As I kept walking around I came before the kyōzō
(sutra repository) which was constructed in 1759 and is marked as an Important Cultural Property. I hope to one day be able to turn the rinzō
(revolving repository) inside one of these as it's said to grant religious edification equal to that of reading all the sutra contained within.
Next I came to the daikanjin
(residency of the high priest of the Tendai sect), where there were hardly any people around so it was quite possible to seek a bit of refuge and quiet contemplation here rather than at the hondō. While walking around I also managed to find a beautiful omamori granting good fortune in matchmaking. I hope this one will give me a good result as I've, lately, started to think that perhaps it's time now to put my single lifestyle behind me and start a family.
After I left the area of the daikanjin I came to talking with a nice gentlemen while we were waiting for a beautiful photo spot to open up. To be honest I'd say that the conversation with him was probably the most pleasant part about my visit to Zenkō-ji Temple. After that lovely conversation I decided to call it
a day though and I returned to the station where I managed to catch the last part of the high school music performance. Afterwards I went to eat a final bowl of delicious noodles, it was the last proper bowl of noodles I'll be able to enjoy in a long time so I savoured it accordingly.

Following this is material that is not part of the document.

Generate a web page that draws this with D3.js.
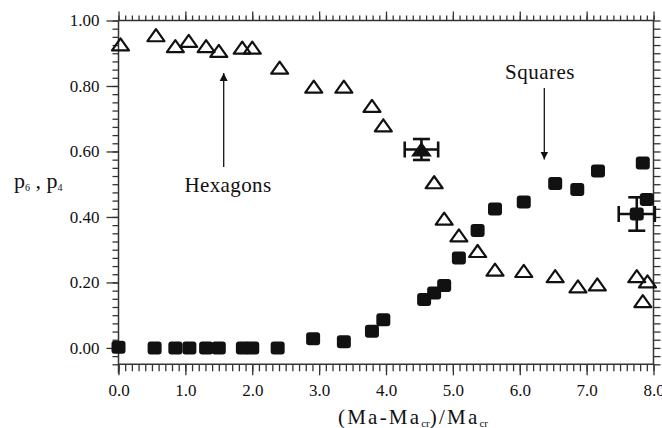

Finally I said my goodbyes to Nagano and took the shinkansen back to Tokyo where I switched for the express train to Narita International Airport. Then followed the flight, with overlay in Doha, back home. I Arrived back at my house after a solid 40 hours awake where I, in a jet lagged and sleep deprived state, somehow managed to end this trip by booking a flight to Gdańsk in Poland next month. So I guess my next trip will be to Poland and I have no idea what I'm going to do there but I'm sure it will be nice.